Gerard Päs’ sculptures and watercolors are a fusion of pure form within a self-sustaining vision of purgatory. Päs uses the utopian vision of the Russian Constructivist and De Stijl movements, adopting their clean precise lines, stark geometry, and the latter’s primary-color combinations. This is not to suggest, though, that the exhibition serves as a sweeping homage; rather, it sets the ideals of purity and order against the artist’s personal backdrop of physical disability. At a very early age, Päs was stricken with the polio virus, which resulted in physical impairment. Since 1977 his disability has served as a point of departure and scrutiny. With all of this said, Päs is not creating “handicapped art.” Instead, by drawing upon his experience of being singled out and ostracized, he creates memorable reflections on the ways difference forms our understanding of uniformity and integration.

Päs’ Red-Blue Wheel Chair, 1987, looks like something from the pages of a European design magazine. His knockoff of Gerrit Rietveld’s seminal Red-Blue Chair, 1919, highlights the discomfort inherent in the original design. In Red-Blue Crutches #1–12, 1986–87, Päs mounts single crutches on small platforms, creating a semi-circle on the gallery floor. Each crutch has been modified slightly, with joints and bends added to the original design. The first crutch is only marginally changed by the discrete addition of red and blue. By the last crutch, however, what started out as an object of standard proportions is now bent into a completely non-functional shape, relating more closely to sculpture than to the utilitarian object it once was. In this work as in others, the artist has twisted the De Stijl ideal of art forms that could be applied to all aspects of life. In Päs’ scenario, the functional object becomes the nonfunctional art form.

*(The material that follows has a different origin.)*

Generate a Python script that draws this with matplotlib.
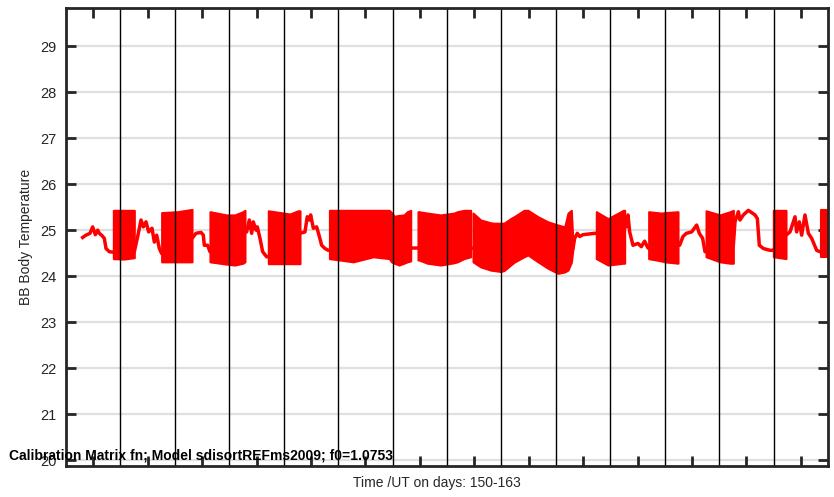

In the watercolor triptych Aaron’s Rod, 1988–89, he presents us with a kind of greening of De Stijl. A rendering of an architectural model of Rietveld’s Schröder House, 1924, is presented three times, each in a differing form. In the first, a crutch rises out of the center of the structure; in the second, the crutch is transformed into a tree; and in the third, the transformation is complete, with the tree fully integrated into the interior structure. Pas has humanized the hallmark of De Stijl by taking what is abhorrent, the crutch, and transforming it into something that is beautiful and in harmony with nature.